Damian Balassone is a failed half-forward flanker who writes poetry. He is the author of 'Strange Game in a Strange Land'.

Comments

  1. Terrific write Damian, I’m a failed half back flanker! There may have been a Clint in most of our lives I hope.

  2. Great tribute Damian. Record boy probably did OK that day too!

  3. Damian,

    This was brilliant! I was fully absorbed. It felt it ended too soon! Is there a part 2?

    P.S. Your mate was not the only one to do the record boy trick. I had two friends who were record boys once, and free entry to the G on many occasions thereafter.

  4. Sticking it to the man. Magnificent.

    Is he a billionaire entrepreneur now?

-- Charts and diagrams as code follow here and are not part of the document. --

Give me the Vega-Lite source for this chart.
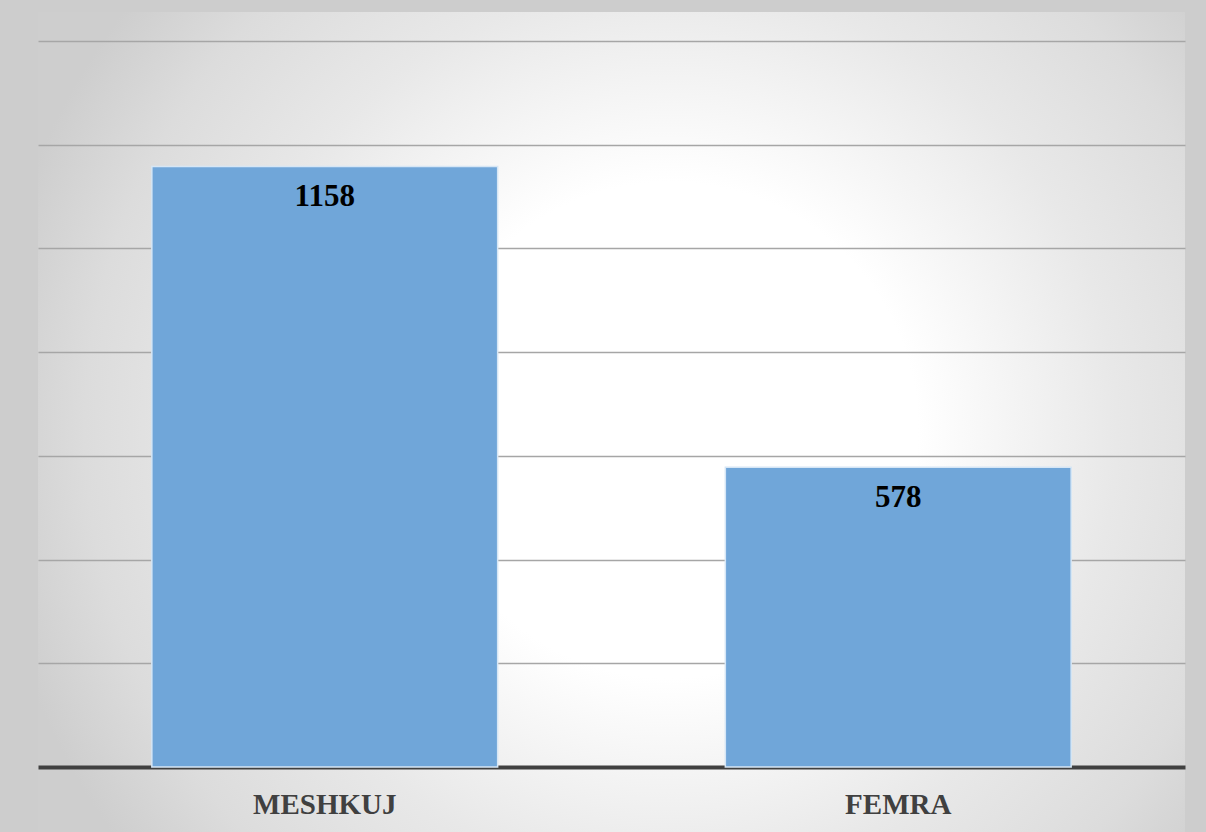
{
  "$schema": "https://vega.github.io/schema/vega-lite/v6.json",
  "width": 1147,
  "height": 820,
  "autosize": {"type": "none"},
  "padding": {"left": 38, "top": 12, "right": 21, "bottom": 0},
  "background": "#cdcdcd",
  "view": {
    "stroke": null,
    "fill": {
      "gradient": "radial",
      "x1": 0.551, "y1": 0.507, "r1": 0,
      "x2": 0.551, "y2": 0.507, "r2": 0.6,
      "stops": [
        {"offset": 0, "color": "#ffffff"},
        {"offset": 0.36, "color": "#ffffff"},
        {"offset": 0.55, "color": "#f0f0f0"},
        {"offset": 0.65, "color": "#e8e8e8"},
        {"offset": 0.85, "color": "#dcdcdc"},
        {"offset": 1, "color": "#cecece"}
      ]
    }
  },
  "data": {
    "values": [
      {"gjinia": "MESHKUJ", "numri": 1158},
      {"gjinia": "FEMRA", "numri": 578}
    ]
  },
  "encoding": {
    "x": {
      "field": "gjinia",
      "type": "nominal",
      "sort": null,
      "scale": {"paddingInner": 0, "paddingOuter": 0},
      "axis": {
        "title": null,
        "offset": -65,
        "labelAngle": 0,
        "labelFont": "Liberation Serif",
        "labelFontSize": 29,
        "labelFontWeight": "bold",
        "labelColor": "#404040",
        "labelPadding": 23,
        "ticks": false,
        "domainColor": "#404040",
        "domainWidth": 4,
        "grid": false
      }
    },
    "y": {
      "field": "numri",
      "type": "quantitative",
      "scale": {"domain": [-125.34, 1455.92], "nice": false, "zero": false},
      "axis": {
        "title": null,
        "labels": false,
        "ticks": false,
        "domain": false,
        "values": [200, 400, 600, 800, 1000, 1200, 1400],
        "gridColor": "#a6a6a6",
        "gridWidth": 1.5
      }
    }
  },
  "layer": [
    {
      "mark": {
        "type": "bar",
        "width": {"band": 0.603},
        "color": "#70a6d9",
        "stroke": "#d6e6f5",
        "strokeWidth": 1.5
      }
    },
    {
      "mark": {
        "type": "text",
        "baseline": "middle",
        "dy": 31,
        "font": "Liberation Serif",
        "fontSize": 31,
        "fontWeight": "bold",
        "color": "#000000"
      },
      "encoding": {
        "text": {"field": "numri", "type": "quantitative"}
      }
    }
  ]
}
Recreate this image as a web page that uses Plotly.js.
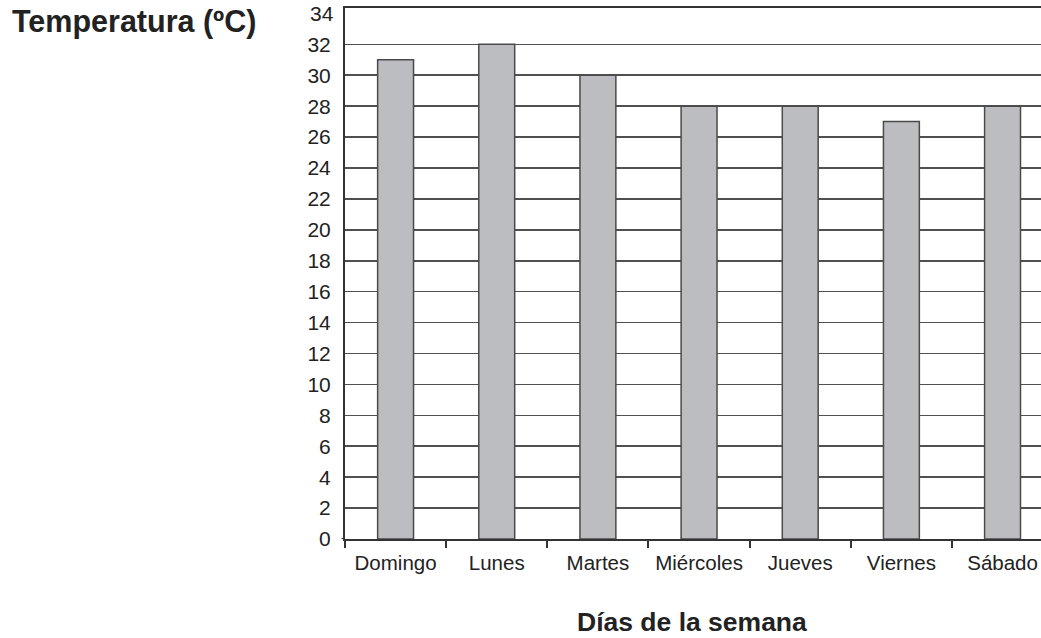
<!DOCTYPE html>
<html>
<head>
<meta charset="utf-8">
<script src="https://cdn.plot.ly/plotly-3.0.1.min.js"></script>
<style>html,body{margin:0;padding:0;background:#fff;overflow:hidden;}#chart{width:1041px;height:638px;}</style>
</head>
<body>
<div id="chart"></div>
<script>
const days = ["Domingo", "Lunes", "Martes", "Miércoles", "Jueves", "Viernes", "Sábado"];
const temperatures = [31, 32, 30, 28, 28, 27, 28];
const yTicks = [0,2,4,6,8,10,12,14,16,18,20,22,24,26,28,30,32];
const yTopLabel = 34;

const font = "Arial, 'Liberation Sans', sans-serif";

const trace = {
  type: "bar",
  x: days,
  y: temperatures,
  marker: {color: "#bcbdc1", line: {color: "#4a4a4a", width: 1.5}},
  hoverinfo: "x+y"
};

const layout = {
  width: 1041,
  height: 638,
  margin: {l: 345, r: 0, t: 8, b: 99, pad: 0},
  paper_bgcolor: "#ffffff",
  plot_bgcolor: "#ffffff",
  showlegend: false,
  bargap: 0.645,
  font: {family: font, color: "#222", size: 16},
  xaxis: {
    type: "category",
    range: [-0.5, 6.38],
    showline: true, linecolor: "#333", linewidth: 2,
    mirror: true,
    ticks: "outside", tickson: "boundaries", ticklen: 7, tickwidth: 2, tickcolor: "#333",
    showgrid: false,
    ticklabelstandoff: 4,
    tickfont: {family: font, size: 20.5, color: "#222"},
    fixedrange: true
  },
  yaxis: {
    range: [0, 34.35],
    tickmode: "array",
    tickvals: yTicks,
    ticktext: yTicks.map(String),
    showline: true, linecolor: "#333", linewidth: 2,
    ticks: "",
    showgrid: true, gridcolor: "#505050", gridwidth: 1.6,
    zeroline: false,
    ticklabelstandoff: 8,
    ticklabeloverflow: "allow",
    tickfont: {family: font, size: 21, color: "#222"},
    fixedrange: true
  },
  shapes: [
    {type: "line", xref: "paper", yref: "y", x0: -0.005, x1: 0, y0: 0, y1: 0,
     line: {color: "#333", width: 2}}
  ],
  annotations: [
    {text: String(yTopLabel), xref: "paper", yref: "y", x: 0, y: yTopLabel,
     xanchor: "right", yanchor: "middle", xshift: -9, showarrow: false,
     font: {family: font, size: 21, color: "#222"}},
    {text: "<b>Temperatura (ºC)</b>", xref: "paper", yref: "paper",
     x: -0.481, y: 0.974, xanchor: "left", yanchor: "middle", showarrow: false,
     font: {family: font, size: 30.5, color: "#222"}},
    {text: "<b>Días de la semana</b>", xref: "paper", yref: "paper",
     x: 0.498, y: -0.157, xanchor: "center", yanchor: "middle", showarrow: false,
     font: {family: font, size: 26.5, color: "#222"}}
  ]
};

Plotly.newPlot("chart", [trace], layout, {displayModeBar: false, staticPlot: true});
</script>
</body>
</html>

  5. Damian superb my favorite gf story is 1990 – Nick Papa Raschella and Danny Valemeer Valdemar holiday handbag hurricane the Dane-Hansen and myself the only ticket we can get for Danny was a child’s ticket.
    Papa goes anyone else but you two I wouldn’t fancy your chances for getting in but you 2 will work it out.
    We walk a lap of the g and pick our target re guy on the gate – Papa enters with correct ticket then Danny
    I immediately shove my ticket over the top of the child’s ticket – Danny is well in the ground before the old guy on the gate realised.In the last q with the pies well in front this guy yells out it cost me $1,200 but it’s worth it.
    Danny responds with hey stupid it cost me $6.20 but it’s well worth it everyone laughed the guy nodded his head and said well played

  6. Great story DB, and Clint, he sounds like a good friend through the years and, hey, what a character. Hawks fan so he’s already a top bloke. Cheers

  7. Beautiful story, Damo.
    Thanks.

  8. Thanks for all your wonderful responses. Dips, he may well have become a billionaire – he had a brilliant brain. Rick, I thought you might like the Hawthorn theme, I was a convert for that night in 1982 (and just secretly have loved watching them this year and was hoping they’d go all the way). Helluva story Rulebook, $6.20 for the big dance is just gold. Matt, you know me too well. There is more. By the way, that’s the radio/tv star Jo Stanley, fourth from the left in the back row. Not that she’d remember me.

  9. Beautiful story DB. Huck Finn and Tom Sawyer.

  10. Mickey Randall says

    Tremendous DB. I love these stories of folk showing good-natured deviousness. You tell it well too.

  11. Mark 'Swish' Schwerdt says

    Well played DB.

    I wonder how the proliferation of compulsory bar codes/tickets on phones has affected the world of good-natured deviousness?

    Can’t remember the last time I saw a Record seller inside the ground.

  12. Cheers Mickey and Swish, it does seem harder & harder to pull off these masterful acts of deviousness these days. We have to get creative. And thanks Pards, love the Huck/Tom analogy. Spot on.

  13. Luke Reynolds says

    Brilliant Damo, really enjoyed this, what a different world it was when you could get autographs in the social club after games!

  14. Thanks Luke. Yep, they were the days. I never forgot that night and still have Derm’s autograph after all these years on a little piece of cardboard (pic above). It’s silly I know, but I feel like I’ve always known him, because of that brief meeting as a young kid.